Griffin Park, to some the home of football, is one of the last bastions of the old football stadia in England, with the ability to host 12,000 fans. Four separate stands which do not link to each other, with standing terraces on Ealing Road, and the lower section of the away end, situated directly opposite the formerly mentioned. The set-up creates a fantastic atmosphere when at full capacity in a superb old stadium.
This compares very differently to the Stadio Domenico Francioni that lies on the very outskirts of Latina, a city only an hour drive south from Rome. The ground is something very similar to a place where you would have your school sports day. The main stand is the only stand with a roof, or seats in fact, with the only other stand, known as the ‘curva’ as it curves round half of the pitch, filling up the rest of the stadium. Although the weather in Latina is generally good, when it rains, and it does indeed do so, there is nowhere to hide from it if you are standing on the curva. The entire stadium is overlooked by a large vertical space ship-like object which is used to help store and transfer water, and when the weather is nice, it creates a shadow on the pitch of, unfortunately but ironically, an ice cream cone. With 2,000 seats and the ability to hold 8,000 fans on the terraces, this stadium has a very unfamiliar outlook to an English football fan.
One of the famous attractions about Griffin Park is its surroundings; 4 corners, 3 pubs (unfortunately it would have been a pub on each corner had one of them not closed down, yet there is one inside the ground in the Braemar Road stand if people get fussy). But one of the main things you do see in Latina’s ground is that most of the fans do not drink before, during or after the game. Whilst walking around the ground on my first visit to the stadium, fans were hanging around the bars and cafés, and although you could see a few bottles of Peroni lying around, the majority were drinking coffees and small cakes, instead of a burger with onions and a fresh pint of London Pride that the Brentford fans would be accustomed to on a Saturday afternoon. This meant that upon my arrival to the most popular terraced standing area at Stadio Domenico Francioni, known at the Curva Nord, the fans’ excitement levels were not fuelled by alcohol at all, but purely by their pride. At half time, everyone crowds around the bar, again not for a pint, but for a small dash of coffee, the size of a shot glass, to keep them motivated for the second half.

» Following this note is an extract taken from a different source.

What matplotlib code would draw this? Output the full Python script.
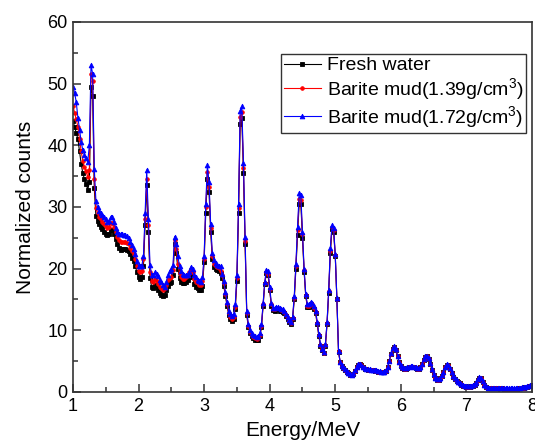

The Curva Nord is seen by the local residents of Latina who don’t attend football matches as the rough end of the ground; a place where you wouldn’t send your children unsupervised. And that is fair to a certain extent, as while it is very similar to Ealing Road in the way that fans stand behind the goal, sing their hearts out all game, and go absolutely bananas when the ball hits the back of the opposition net, there are some key and fundamental differences between the two. This is not an ordinary terraced standing area, simply because of the fact that on many occasions during the game, the majority of the fans in the Curva Nord raise their right hand high at an angle; the fascist sign. During the second half of this weekend’s victory over Trapani, these particular fans started to sing the Italian national anthem, followed by an Italian resistance song, and through the whole of this 5 minute spell their right hands were aloft in this manner. There were few in the Curva Nord, like myself, that did not comply with this at all, and while one man in front of me said it was not at all fascist, and instead purely a demonstration, then why weren’t the rest of the stadium joining in? Nowadays, this is not uncommon amongst Italian fans, but simply imagine if this happened in English football. There are some cases of racism in English football, but they are normally cases of the individual fan, not an entire stand. At Brentford, and other Football League clubs, you see fans expressing their love for their community, their city or their town. In Italy, you feel the heart of the country’s nationalism and patriotism, no matter what football match you go to.
There are more similarities and differences between the two experiences and while some leave a slightly bad taste in the mouth, both are good opportunities to find out what real English and Italian football is like. However, the common theme between the two is the simplest one; both sets of fans turn up in their thousands to watch their team play, and feel sentiments of pure joy when they win, and utter dejection when they lose. It is this that unites all football fans across the world together, and while different teams express this in different ways, it really it what football is all about.